Rayon parallelism: Understanding how rayon::par_iter and rayon::join interact, and the memory-bandwidth-bound reasoning that justified parallelizing across circuits.
Bellperson/bellpepper internals: The commit references ProvingAssignment::from_pce(), synthesize_auto(), and the distinction between alloc_input/alloc_aux/enforce calls during circuit synthesis.
CUDA/GPU proving pipeline: The PCE feeds into the GPU phase (supraseal), which requires density bitmaps for MSM computation.
Output Knowledge Created
This commit creates several forms of knowledge:
Architectural knowledge: The two-phase synthesis decomposition is now documented in code and commit history. Future developers can understand that synthesis can be split into witness generation and constraint evaluation, with the latter being pre-compilable.
Performance baseline: The benchmark numbers (50.4s old path, 35.5s PCE path, 46.9s extraction) provide a quantitative baseline for future optimization work. The 1.42× speedup is a concrete reference point.

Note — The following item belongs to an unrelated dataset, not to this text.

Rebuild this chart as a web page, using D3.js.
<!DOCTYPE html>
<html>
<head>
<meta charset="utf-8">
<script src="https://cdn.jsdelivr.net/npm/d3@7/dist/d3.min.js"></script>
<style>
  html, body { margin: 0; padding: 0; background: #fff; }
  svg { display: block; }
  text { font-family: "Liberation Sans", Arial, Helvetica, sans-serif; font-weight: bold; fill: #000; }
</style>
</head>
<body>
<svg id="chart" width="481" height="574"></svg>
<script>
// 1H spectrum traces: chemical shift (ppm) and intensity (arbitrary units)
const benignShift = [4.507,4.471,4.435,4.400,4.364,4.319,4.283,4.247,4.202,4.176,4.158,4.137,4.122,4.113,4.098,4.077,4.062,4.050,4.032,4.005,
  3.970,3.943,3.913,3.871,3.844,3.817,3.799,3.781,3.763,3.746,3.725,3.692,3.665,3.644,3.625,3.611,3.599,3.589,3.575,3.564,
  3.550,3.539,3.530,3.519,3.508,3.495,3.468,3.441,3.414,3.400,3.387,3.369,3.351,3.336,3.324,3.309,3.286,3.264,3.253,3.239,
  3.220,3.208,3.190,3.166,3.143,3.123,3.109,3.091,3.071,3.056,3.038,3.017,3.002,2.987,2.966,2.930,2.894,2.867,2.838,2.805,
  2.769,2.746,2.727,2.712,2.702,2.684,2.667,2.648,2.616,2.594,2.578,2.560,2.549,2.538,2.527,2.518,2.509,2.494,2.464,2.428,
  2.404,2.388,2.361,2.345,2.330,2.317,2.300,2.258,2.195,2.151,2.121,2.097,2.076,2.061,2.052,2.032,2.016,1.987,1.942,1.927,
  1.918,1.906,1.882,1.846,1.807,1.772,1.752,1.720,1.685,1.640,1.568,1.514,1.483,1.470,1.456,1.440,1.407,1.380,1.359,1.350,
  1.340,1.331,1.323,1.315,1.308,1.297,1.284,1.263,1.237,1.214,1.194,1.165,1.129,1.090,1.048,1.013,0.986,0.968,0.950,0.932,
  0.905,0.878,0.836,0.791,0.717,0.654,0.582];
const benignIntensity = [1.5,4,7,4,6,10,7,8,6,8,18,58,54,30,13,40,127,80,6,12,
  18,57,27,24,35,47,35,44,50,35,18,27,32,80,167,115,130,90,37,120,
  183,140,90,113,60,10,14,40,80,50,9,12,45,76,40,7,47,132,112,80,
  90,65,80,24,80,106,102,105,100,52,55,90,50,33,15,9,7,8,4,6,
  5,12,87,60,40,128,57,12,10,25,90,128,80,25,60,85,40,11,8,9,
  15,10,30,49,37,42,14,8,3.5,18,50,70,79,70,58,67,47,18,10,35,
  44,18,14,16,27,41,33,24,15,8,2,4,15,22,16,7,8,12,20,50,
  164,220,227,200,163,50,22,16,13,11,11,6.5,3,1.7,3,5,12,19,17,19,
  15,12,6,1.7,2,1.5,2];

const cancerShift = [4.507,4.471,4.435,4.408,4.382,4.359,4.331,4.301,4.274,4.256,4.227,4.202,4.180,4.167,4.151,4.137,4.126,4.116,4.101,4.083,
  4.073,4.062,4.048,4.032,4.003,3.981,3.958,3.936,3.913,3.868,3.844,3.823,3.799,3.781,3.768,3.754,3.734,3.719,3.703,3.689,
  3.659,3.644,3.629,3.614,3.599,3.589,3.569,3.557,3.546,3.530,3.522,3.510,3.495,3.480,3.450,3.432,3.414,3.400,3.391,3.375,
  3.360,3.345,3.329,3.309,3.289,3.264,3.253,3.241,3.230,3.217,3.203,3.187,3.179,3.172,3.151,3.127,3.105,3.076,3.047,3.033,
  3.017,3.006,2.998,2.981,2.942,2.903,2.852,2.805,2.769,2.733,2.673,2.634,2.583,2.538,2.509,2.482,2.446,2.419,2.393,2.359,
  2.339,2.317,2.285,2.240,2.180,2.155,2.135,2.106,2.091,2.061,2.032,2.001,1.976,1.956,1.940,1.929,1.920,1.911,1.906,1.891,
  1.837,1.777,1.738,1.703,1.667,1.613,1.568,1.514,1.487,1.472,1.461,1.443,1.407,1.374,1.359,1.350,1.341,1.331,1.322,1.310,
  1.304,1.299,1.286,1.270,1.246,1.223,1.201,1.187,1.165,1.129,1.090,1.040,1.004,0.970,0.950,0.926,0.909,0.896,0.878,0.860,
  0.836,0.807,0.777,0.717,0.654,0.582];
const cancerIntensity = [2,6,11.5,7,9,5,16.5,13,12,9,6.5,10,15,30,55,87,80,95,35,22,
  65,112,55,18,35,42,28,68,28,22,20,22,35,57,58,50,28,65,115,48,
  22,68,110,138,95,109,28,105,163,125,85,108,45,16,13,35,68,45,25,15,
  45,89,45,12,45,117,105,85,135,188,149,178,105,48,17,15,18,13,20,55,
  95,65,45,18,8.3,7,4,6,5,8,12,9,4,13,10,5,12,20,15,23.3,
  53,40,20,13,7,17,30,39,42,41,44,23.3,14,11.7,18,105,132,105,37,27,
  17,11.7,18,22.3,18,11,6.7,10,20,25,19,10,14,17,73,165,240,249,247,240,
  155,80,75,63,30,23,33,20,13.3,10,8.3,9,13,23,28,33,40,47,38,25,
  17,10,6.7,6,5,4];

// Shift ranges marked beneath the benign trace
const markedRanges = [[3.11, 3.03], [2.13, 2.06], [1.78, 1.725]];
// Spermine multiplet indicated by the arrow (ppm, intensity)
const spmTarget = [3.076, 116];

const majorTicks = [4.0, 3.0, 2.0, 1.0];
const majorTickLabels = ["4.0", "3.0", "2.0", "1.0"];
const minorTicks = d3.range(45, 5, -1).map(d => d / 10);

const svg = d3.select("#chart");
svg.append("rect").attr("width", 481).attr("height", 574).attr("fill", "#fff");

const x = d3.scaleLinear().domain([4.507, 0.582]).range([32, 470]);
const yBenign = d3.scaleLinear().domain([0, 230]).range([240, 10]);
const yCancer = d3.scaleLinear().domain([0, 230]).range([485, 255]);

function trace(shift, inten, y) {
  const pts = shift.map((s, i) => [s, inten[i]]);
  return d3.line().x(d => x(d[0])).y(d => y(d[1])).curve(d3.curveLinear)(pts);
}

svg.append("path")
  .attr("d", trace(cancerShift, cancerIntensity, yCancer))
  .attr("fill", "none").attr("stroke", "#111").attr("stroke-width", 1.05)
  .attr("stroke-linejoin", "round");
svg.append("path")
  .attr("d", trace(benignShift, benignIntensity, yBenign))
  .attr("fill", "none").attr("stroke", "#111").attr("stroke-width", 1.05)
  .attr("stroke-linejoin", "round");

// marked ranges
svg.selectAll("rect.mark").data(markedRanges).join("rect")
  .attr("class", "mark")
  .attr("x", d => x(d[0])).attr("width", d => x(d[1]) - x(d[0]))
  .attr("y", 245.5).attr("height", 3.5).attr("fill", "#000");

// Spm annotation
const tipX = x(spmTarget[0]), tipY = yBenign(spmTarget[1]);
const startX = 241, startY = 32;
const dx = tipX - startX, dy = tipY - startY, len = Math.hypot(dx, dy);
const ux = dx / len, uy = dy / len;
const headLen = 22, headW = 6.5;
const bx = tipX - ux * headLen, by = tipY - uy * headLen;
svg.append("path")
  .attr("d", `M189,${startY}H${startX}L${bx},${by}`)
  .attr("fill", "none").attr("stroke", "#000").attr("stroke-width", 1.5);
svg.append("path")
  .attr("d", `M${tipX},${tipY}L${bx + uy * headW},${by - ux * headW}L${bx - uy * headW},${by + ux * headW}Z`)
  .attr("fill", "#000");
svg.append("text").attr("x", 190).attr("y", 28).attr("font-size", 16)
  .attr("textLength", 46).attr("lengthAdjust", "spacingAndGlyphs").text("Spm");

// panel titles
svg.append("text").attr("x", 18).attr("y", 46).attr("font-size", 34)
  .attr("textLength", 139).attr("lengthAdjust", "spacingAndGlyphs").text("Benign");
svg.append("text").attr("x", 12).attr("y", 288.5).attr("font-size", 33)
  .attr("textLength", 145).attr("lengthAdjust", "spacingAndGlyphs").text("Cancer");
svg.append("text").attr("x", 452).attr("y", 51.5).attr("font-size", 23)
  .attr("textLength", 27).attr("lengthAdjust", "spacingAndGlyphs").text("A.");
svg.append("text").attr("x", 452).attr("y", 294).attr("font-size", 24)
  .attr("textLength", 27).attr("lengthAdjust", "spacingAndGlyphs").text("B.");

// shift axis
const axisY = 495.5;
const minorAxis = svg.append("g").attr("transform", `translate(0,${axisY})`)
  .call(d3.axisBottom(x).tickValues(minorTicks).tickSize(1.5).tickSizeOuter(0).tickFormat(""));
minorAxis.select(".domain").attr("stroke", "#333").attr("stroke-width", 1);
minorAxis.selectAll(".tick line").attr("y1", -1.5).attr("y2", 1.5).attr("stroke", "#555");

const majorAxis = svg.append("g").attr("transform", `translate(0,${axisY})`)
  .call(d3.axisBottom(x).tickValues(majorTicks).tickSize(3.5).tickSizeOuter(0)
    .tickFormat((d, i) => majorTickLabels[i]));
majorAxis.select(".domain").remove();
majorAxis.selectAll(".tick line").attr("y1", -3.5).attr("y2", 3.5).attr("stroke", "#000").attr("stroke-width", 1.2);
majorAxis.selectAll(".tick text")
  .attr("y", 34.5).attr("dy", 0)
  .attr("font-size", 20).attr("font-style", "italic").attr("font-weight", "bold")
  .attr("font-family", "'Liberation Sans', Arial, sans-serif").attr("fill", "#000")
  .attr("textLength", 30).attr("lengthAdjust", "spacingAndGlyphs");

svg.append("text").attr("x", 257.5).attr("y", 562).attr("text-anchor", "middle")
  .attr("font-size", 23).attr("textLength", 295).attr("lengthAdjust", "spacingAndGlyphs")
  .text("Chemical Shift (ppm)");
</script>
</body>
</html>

Correctness guarantee: The validation that all 130M constraints match bit-for-bit across 10 circuits provides confidence that the PCE path is semantically equivalent to the old path.
Memory characterization: The 375 GB peak (even as an artifact) and the 25.7 GiB static overhead (discovered later) provide memory budget data for deployment planning.
Reusable infrastructure: The cuzk-pce crate, the pce-bench subcommand, and the synthesize_auto() dispatcher are reusable components that future optimization phases can build upon.
The Thinking Process Visible in the Background
While the commit message itself is a summary, the thinking that led to it is visible in the preceding messages. The assistant's reasoning about the correctness bug is particularly instructive:
In <msg id=1432>, the assistant traces through the data structures: "num_inputs in RecordingCS changes during synthesis! When I record col = self.num_inputs + *index inside enforce(), the value of self.num_inputs depends on how many alloc_input() calls have happened so far."
This is a classic example of a temporal coupling bug — the correctness of the encoding depends on the order of operations, but the circuit synthesis order is not under the control of the RecordingCS. The assistant then dispatches a subagent task to verify whether alloc_input() and enforce() are interleaved, confirming the hypothesis.
The performance analysis in <msg id=1444> shows a different kind of thinking: the assistant performs a detailed bandwidth calculation to understand why MatVec is slow. It computes 722M non-zero entries × ~55 cycles/nnz = 39.7 billion cycles, then compares to theoretical peak of 336 GFLOP/s to conclude the operation is 26× slower than compute-bound. This leads to the insight that the bottleneck is random-access memory bandwidth, not computation — a crucial observation that informs the parallelization strategy.
Conclusion
Message <msg id=1450> is far more than a routine git commit. It is a carefully crafted milestone that captures the culmination of Phase 5's first wave — a fundamental re-architecture of the Groth16 synthesis pipeline. The commit message serves as both a technical document (describing the new crate, its components, and benchmark results) and a historical record (preserving the performance baseline and design decisions for future reference). The work it represents — fixing a subtle correctness bug, optimizing a memory-bandwidth-bound parallel computation, and validating against 130 million constraints — demonstrates the depth of engineering required to optimize GPU-accelerated zero-knowledge proof generation at scale. The commit stands as a checkpoint between the completion of the PCE's core implementation and the subsequent investigations into memory scaling, multi-GPU deployment, and further optimization that would follow in the next segment.